Carl has authored and narrated programs on Brecht and Handke for Camera 3, CBS-TV. His writings have been published in The Drama Review, Modern Drama, Performing Arts Journal, Theatre Journal, Theater, Theatre Three, Contemporary Theatre Review, Theater Heute, Theater der Zeit, Die Weltbühne, and others. His essays have appeared in the volumes The Director in a Changing Theatre, Master Teachers of Theatre, Szenische Geschichtsdarstellung, Theatre and Film in Exile, Multiculturalism and Performance, Vom Wort zum Bild, The Cambridge Companion to Brecht, Brecht Unbound, A Bertolt Brecht Reference Companion, American Dramaturgy, An Introduction to Theatre, Brecht Handbuch, Heiner Müller Handbuch, and Encyclopedia of the 20th Century, among others. He is a co-editor of theYearbook of the International Brecht Society and of Performing Arts Journal.

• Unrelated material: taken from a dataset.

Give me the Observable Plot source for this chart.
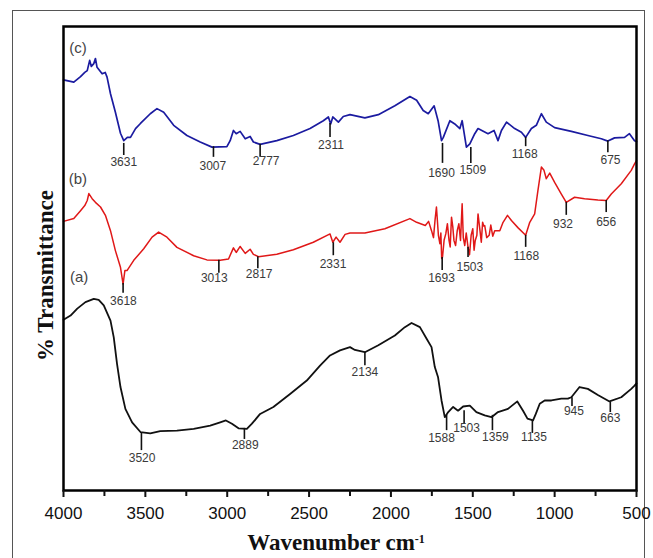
<!DOCTYPE html>
<html><head><meta charset="utf-8">
<script src="https://cdn.jsdelivr.net/npm/d3@7"></script>
<script src="https://cdn.jsdelivr.net/npm/@observablehq/plot@0.6"></script>
<style>
body{margin:0;background:#fff;}
#wrap{position:relative;width:653px;height:558px;overflow:hidden;background:#fff;}
#border{position:absolute;left:12px;top:10px;width:633px;height:600px;border:1px solid #555;box-sizing:border-box;}
#chart{position:absolute;left:0;top:0;}
</style></head><body><div id="wrap"><div id="border"></div><div id="chart"></div></div>
<script>
// Series (c) – blue
const wnC = [4000,3937,3896,3870,3855,3840,3830,3815,3805,3795,3764,3745,3734,3713,3683,3652,3632,3610,3591,3560,3530,3470,3429,3388,3327,3246,3165,3093,3002,2982,2962,2945,2921,2890,2860,2840,2799,2697,2596,2494,2413,2382,2368,2355,2321,2291,2250,2159,2077,1976,1884,1843,1803,1772,1736,1712,1691,1680,1640,1610,1579,1565,1539,1518,1488,1468,1407,1370,1346,1325,1294,1244,1203,1177,1142,1112,1081,1051,1000,898,797,715,675,634,573,543,512,500];
const tC  = [88.5,88.0,89.2,90.1,90.5,92.7,91.4,92.0,93.1,91.2,89.8,90.1,89.1,85.5,81.5,77.0,75.4,76.1,76.1,78.0,79.1,81.2,82.3,81.5,78.7,76.5,75.1,74.0,74.1,75.4,77.6,76.9,77.4,75.8,76.3,75.1,74.6,75.4,76.5,78.0,79.7,80.5,79.0,80.5,79.4,80.6,81.0,80.3,81.0,82.9,84.9,84.1,81.9,81.2,82.9,79.7,75.4,76.1,79.7,79.0,78.0,79.7,74.0,74.7,76.9,78.0,76.9,77.6,75.4,77.6,79.4,78.0,77.2,76.1,78.0,78.7,81.2,79.4,78.2,77.4,76.5,75.8,75.3,76.0,76.1,76.9,75.4,75.2];
// Series (b) – red
const wnB = [4000,3937,3896,3870,3855,3845,3825,3805,3774,3744,3713,3683,3652,3636,3625,3612,3571,3510,3459,3419,3368,3307,3205,3124,3043,2992,2962,2945,2921,2890,2860,2840,2809,2697,2596,2474,2372,2355,2335,2311,2280,2250,2159,2037,1884,1843,1790,1770,1752,1740,1730,1722,1710,1701,1695,1690,1685,1675,1665,1655,1645,1638,1630,1622,1615,1605,1595,1585,1575,1565,1558,1549,1540,1529,1520,1510,1500,1492,1485,1475,1468,1455,1448,1440,1433,1427,1415,1400,1390,1378,1366,1335,1315,1288,1264,1223,1177,1152,1122,1102,1081,1065,1051,1030,1000,959,929,878,817,736,685,654,593,532,512,500];
const tB  = [58.0,58.6,60.3,61.4,62.5,64.0,62.9,62.1,61.1,59.3,56.0,51.7,48.1,44.5,47.4,47.4,49.6,52.1,54.6,55.7,54.6,52.4,50.6,49.7,49.6,49.9,52.3,51.3,52.6,51.1,52.0,50.9,50.4,50.9,51.9,53.5,55.3,53.5,54.6,53.5,55.2,55.5,55.5,56.4,58.6,57.8,57.1,58.0,56.0,54.5,58.5,61.1,55.0,53.2,55.5,50.0,50.3,54.0,55.3,57.5,53.9,52.5,58.9,56.8,53.9,52.8,56.0,57.5,53.9,61.8,54.5,52.8,55.5,52.4,50.8,55.0,56.4,51.8,53.9,55.0,59.6,55.7,53.5,57.8,57.0,57.1,54.5,55.0,57.2,54.8,56.0,56.0,57.8,59.3,58.2,56.6,55.0,57.8,59.6,64.7,69.7,69.0,67.2,68.4,66.4,63.9,62.1,63.2,62.9,62.6,62.5,63.9,66.1,69.0,70.4,71.1];
// Series (a) – black
const wnA = [4000,3957,3916,3866,3815,3785,3754,3713,3693,3673,3652,3622,3581,3530,3470,3409,3307,3205,3104,3043,3008,2971,2931,2880,2849,2799,2718,2616,2514,2433,2372,2311,2250,2220,2159,2077,1976,1915,1874,1823,1782,1752,1732,1712,1691,1671,1650,1620,1590,1559,1518,1478,1427,1386,1346,1285,1228,1193,1166,1132,1115,1091,1061,1020,959,919,898,848,797,736,665,593,532,512,500];
const tA  = [36.8,37.7,39.2,40.6,41.3,41.1,39.9,36.6,33.0,27.3,22.3,17.6,14.7,12.6,12.3,12.8,12.9,13.3,14.0,14.7,15.1,14.4,13.4,13.3,14.4,16.5,18.0,20.8,23.7,26.9,29.1,30.2,30.9,30.3,29.8,31.3,33.4,35.2,36.1,35.2,32.7,30.9,26.6,24.4,19.4,15.8,16.9,18.0,17.2,18.1,18.3,16.9,16.2,15.8,16.9,17.6,19.2,17.2,15.5,15.1,16.5,18.7,19.4,19.4,19.8,19.8,20.1,22.3,21.9,20.6,19.2,20.1,21.9,22.6,23.1];

// Peak annotations: label text, marker wavenumber, marker top/bottom, label position
const peakLabels = ["3631","3007","2777","2311","1690","1509","1168","675",
                    "3618","3013","2817","2331","1693","1503","1168","932","656",
                    "3520","2889","2134","1588","1503","1359","1135","945","663"];
const peakWn     = [3632,3084,2799,2372,1685,1512,1177,675,
                    3636,3051,2813,2352,1687,1529,1177,929,685,
                    3524,2895,2159,1660,1553,1380,1136,894,660];
const peakTop    = [74.8,74.1,74.6,79.1,74.8,73.9,76.1,75.4,
                    44.6,49.6,50.4,53.4,50.2,52.4,55.0,62.1,62.5,
                    12.3,13.4,29.8,16.2,17.2,16.2,15.1,20.0,19.0];
const peakBottom = [72.2,71.8,71.8,76.1,70.5,70.5,74.1,72.8,
                    42.5,46.8,47.8,50.6,47.4,50.2,52.4,59.3,59.9,
                    8.6,11.0,26.9,12.9,14.4,12.9,12.3,18.1,16.8];
const labelWn    = [3632,3088,2762,2366,1691,1500,1183,659,
                    3634,3079,2805,2354,1691,1518,1173,949,685,
                    3520,2890,2159,1691,1538,1362,1126,882,660];
const labelT     = [70.7,69.8,70.9,74.4,68.5,69.0,72.4,71.1,
                    40.9,45.7,46.6,48.7,45.7,48.1,50.6,57.5,57.8,
                    6.9,9.7,25.4,11.2,13.4,11.4,11.6,17.0,15.5];

const seriesNames = ["(c)","(b)","(a)"];
const seriesLabelWn = [3912,3912,3905];
const seriesLabelT = [95.3,67.2,45.9];

const majorTicks = [4000,3500,3000,2500,2000,1500,1000,500];
const minorTicks = [3750,3250,2750,2250,1750,1250,750];

const toRows = (wn, t) => wn.map((w, i) => ({wn: w, t: t[i]}));
const dataC = toRows(wnC, tC), dataB = toRows(wnB, tB), dataA = toRows(wnA, tA);
const peaks = peakLabels.map((l, i) => ({label: l, wn: peakWn[i], top: peakTop[i], bottom: peakBottom[i], lx: labelWn[i], ly: labelT[i]}));
const sLabels = seriesNames.map((n, i) => ({name: n, wn: seriesLabelWn[i], t: seriesLabelT[i]}));

const serif = "'Liberation Serif', 'Times New Roman', serif";
const chart = Plot.plot({
  width: 653, height: 558,
  marginLeft: 63, marginRight: 17, marginTop: 26, marginBottom: 68,
  style: {fontFamily: "'Liberation Sans', Arial, sans-serif", fontSize: "17px", background: "transparent", color: "#111"},
  x: {domain: [4000, 500], axis: null},
  y: {domain: [0, 100], axis: null},
  marks: [
    Plot.line(dataC, {x: "wn", y: "t", stroke: "#1b1ba0", strokeWidth: 1.7}),
    Plot.line(dataB, {x: "wn", y: "t", stroke: "#e01818", strokeWidth: 1.5}),
    Plot.line(dataA, {x: "wn", y: "t", stroke: "#111", strokeWidth: 1.8}),
    Plot.ruleX(peaks, {x: "wn", y1: "top", y2: "bottom", stroke: "#111", strokeWidth: 1.6}),
    Plot.text(peaks, {x: "lx", y: "ly", text: "label", fontSize: 12, fill: "#3a3a3a"}),
    Plot.text(sLabels, {x: "wn", y: "t", text: "name", fontSize: 15, fill: "#444"}),
    Plot.frame({stroke: "#000", strokeWidth: 2.5}),
    Plot.axisX({ticks: majorTicks, tickSize: 7, tickPadding: 9, strokeWidth: 2, fontSize: 17, fill: "#111", tickFormat: d => String(d)}),
    Plot.axisX({ticks: minorTicks, tickSize: 6, strokeWidth: 2, tickFormat: () => ""}),
    Plot.text(["Wavenumber cm"], {frameAnchor: "bottom", dx: -14, dy: 59, fontSize: 23, fontWeight: "bold", fontFamily: serif, fill: "#111"}),
    Plot.text(["% Transmittance"], {frameAnchor: "left", rotate: -90, textAnchor: "middle", dx: -18, dy: 17, fontSize: 23, fontWeight: "bold", fontFamily: serif, fill: "#111"})
  ]
});
document.getElementById("chart").appendChild(chart);
// superscript for the unit
d3.select(chart).selectAll("text").filter(function(){ return this.textContent === "Wavenumber cm"; })
  .append("tspan").attr("dy", "-0.55em").attr("font-size", "12px").text("-1");
</script></body></html>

Carl translated, edited, and wrote introductions and commentary to four volumes of plays, poetry and prose by Heiner Müller: Hamletmachine, Explosion of a Memory, The Battle, and A Heiner Müller Reader, published by PAJ Publications and Johns Hopkins University Press. He also edited the anthology Dramacontemporary: Germany,Johns Hopkins University Press, for which he wrote introductions and translated several of the plays. His translations of Müller, Manfred Karge, and Gerlind Reinshagen have been widely performed. His translations into German of plays from the English, French, and Russian repertoire were produced at German theaters and radio.

Carl is a member of the Society of Stage Directors and Choreographers, and was on its Board, 1980-1986. He is also a member of PEN Club, ATHE, and the International Brecht Society.